I just returned from a second trip to a New Jersey middle school in as many months. Over a decade ago a teacher raised the funds to invite nearly thirty speakers to spend a day at her school, telling their stories of enormous challenge. Survivors and rescuers during the Holocaust, during 9-11, Katrina, columbine, the Oklahoma bombing all appeared to give living histories. Young people who had been bullied spoke and offered strategies to reduce this common abuse. Several young men who are known as “The Lost Boys” talked of their peril in war-torn Sudan. This far-seeing teacher hoped the children in the audience would feel inspired, to “respect, reflect, and remember,” and to realize that they could make a difference in improving our world.

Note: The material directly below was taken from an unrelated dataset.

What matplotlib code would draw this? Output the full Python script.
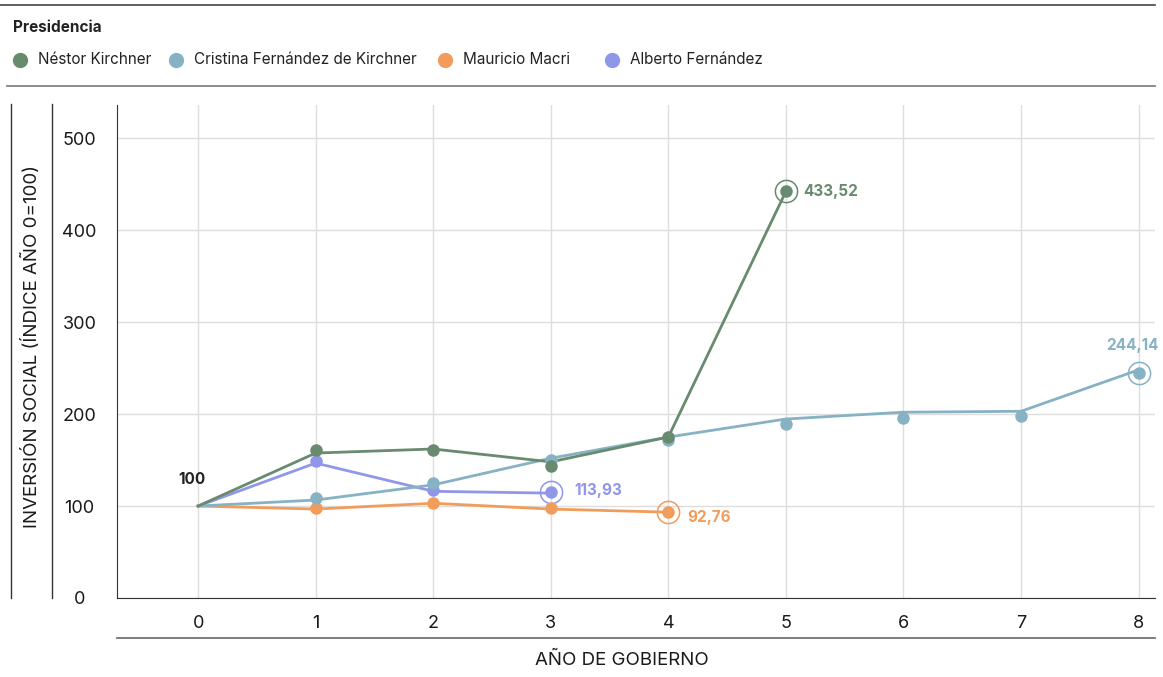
import matplotlib
matplotlib.use('Agg')
import matplotlib.pyplot as plt
from matplotlib.lines import Line2D

plt.rcParams['font.family'] = ['Inter', 'DejaVu Sans']

years = [0, 1, 2, 3, 4, 5, 6, 7, 8]
presidentes = ['Néstor Kirchner', 'Cristina Fernández de Kirchner', 'Mauricio Macri', 'Alberto Fernández']
colores = ['#688a6f', '#86b2c3', '#f29c5c', '#9097e8']

# valores de los puntos
nestor_pts = [100, 160.9, 161.0, 143.5, 175.0, 442.0]
cristina_pts = [100, 108.7, 125.0, 150.0, 172.0, 189.0, 195.6, 198.0, 244.6]
macri_pts = [100, 97.8, 103.0, 97.8, 93.5]
alberto_pts = [100, 149.0, 117.4, 115.0]

# valores de la linea (suavizada)
nestor_line = [100, 157.6, 162.0, 148.0, 175.0, 442.0]
cristina_line = [100, 106.5, 123.0, 152.0, 175.0, 194.6, 202.0, 203.0, 248.0]
macri_line = [100, 96.7, 103.0, 96.7, 93.3]
alberto_line = [100, 146.7, 116.0, 114.0]

etiquetas_fin = ['433,52', '244,14', '92,76', '113,93']

fig = plt.figure(figsize=(11.63, 6.77), dpi=100)
ax = fig.add_axes([117/1163, 1-598/677, (1155-117)/1163, (598-105)/677])

series = [
    (alberto_pts, alberto_line, colores[3]),
    (macri_pts, macri_line, colores[2]),
    (cristina_pts, cristina_line, colores[1]),
    (nestor_pts, nestor_line, colores[0]),
]
for pts, line, c in series:
    xs = years[:len(pts)]
    ax.plot(xs, line, color=c, lw=2.0, zorder=3)
    ax.plot(xs[1:], pts[1:], 'o', color=c, ms=9, zorder=4, mec='none')
    ax.plot(xs[-1], pts[-1], 'o', mfc='none', mec=c, ms=16, mew=1.1, zorder=4)

ax.set_xlim(-0.69, 8.14)
ax.set_ylim(0, 536)
ax.set_xticks(years)
ax.set_yticks([0, 100, 200, 300, 400, 500])
ax.grid(True, color='#dddddd', lw=1)
ax.set_axisbelow(True)
ax.tick_params(length=0, labelsize=13, colors='#1a1a1a')
ax.tick_params(axis='x', pad=12)
for lab in ax.get_yticklabels():
    lab.set_horizontalalignment('center')
ax.tick_params(axis='y', pad=27)
for s in ['top', 'right']:
    ax.spines[s].set_visible(False)
ax.spines['left'].set_color('#333333')
ax.spines['bottom'].set_color('#333333')

# etiquetas de valores
ax.text(-0.05, 129, '100', ha='center', va='center', fontsize=11, fontweight='bold', color='#222222')
ax.text(5.15, 442, etiquetas_fin[0], ha='left', va='center', fontsize=11, fontweight='bold', color=colores[0])
ax.text(7.95, 274, etiquetas_fin[1], ha='center', va='center', fontsize=11, fontweight='bold', color=colores[1])
ax.text(4.16, 87, etiquetas_fin[2], ha='left', va='center', fontsize=11, fontweight='bold', color=colores[2])
ax.text(3.2, 117, etiquetas_fin[3], ha='left', va='center', fontsize=11, fontweight='bold', color=colores[3])

# titulos de ejes
fig.text(31/1163, 1-346/677, 'INVERSIÓN SOCIAL (ÍNDICE AÑO 0=100)', rotation=90,
         ha='center', va='center', fontsize=13.5, color='#1a1a1a')
fig.text(622/1163, 1-660/677, 'AÑO DE GOBIERNO', ha='center', va='center', fontsize=13.5, color='#1a1a1a')

# lineas decorativas
fig.add_artist(Line2D([0, 1155/1163], [1-5/677, 1-5/677], color='#444444', lw=1.2))
fig.add_artist(Line2D([7/1163, 1155/1163], [1-86/677, 1-86/677], color='#777777', lw=1.2))
fig.add_artist(Line2D([117/1163, 1155/1163], [1-638/677, 1-638/677], color='#666666', lw=1.2))
for xp in [11, 52]:
    fig.add_artist(Line2D([xp/1163, xp/1163], [1-104/677, 1-598/677], color='#333333', lw=1))

# leyenda
fig.text(13/1163, 1-28/677, 'Presidencia', ha='left', va='center', fontsize=11, fontweight='bold', color='#222222')
dot_x = [20, 176, 445, 612]
for nombre, c, xp in zip(presidentes, colores, dot_x):
    fig.add_artist(Line2D([xp/1163], [1-60/677], marker='o', color=c, ms=11, mec='none'))
    fig.text((xp+18)/1163, 1-60/677, nombre, ha='left', va='center', fontsize=11, color='#222222')

plt.savefig('out.png', dpi=100)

Since that first program in 2000, other New Jersey middle schools have offered a similar program, calling it by their own names, but always emphasizing live voices, good values, especially courage. Since 2000 I have traveled to various New Jersey towns and participated, telling my story of coping with disability, trying to give hope that problems, if faced, can be solved.
Yesterday I visited Watchung, New Jersey. During one session that I was free I listened to a war correspondent who not only was Iraqi, but spent several years embedded with the U.S. soldiers in Iraq. Asking what the kids knew of the conflict, he then showed photos and spoke to the students about the numbers of lives lost. He spent most of his time giving a picture of life in Iraq for young people, with school and all activities interrupted for months and months, with temperatures of 135 and 150 degrees and all electricity disrupted by the bombing—hence not even an operating fan.
When asked by a teacher what Iraqi children would want our youngsters to know, the correspondent hesitated. “What most children asked me is if Americans knew what this war was doing to their lives. So many had lost parents. So many families lost as many as 9 relatives. 4 million Iraqis have been displaced—in a country of 25 million. Children said to me, ‘I’d like to be a pet in America. Americans treat their pets so much better.’”
“How many of you have been personally affected by the Iraq War?” he asked.
2 students said their uncles had served, but were home now. Another said her aunt had served.
“In this country we had the luxury of not even thinking about the war. Iraqis didn’t have that luxury.”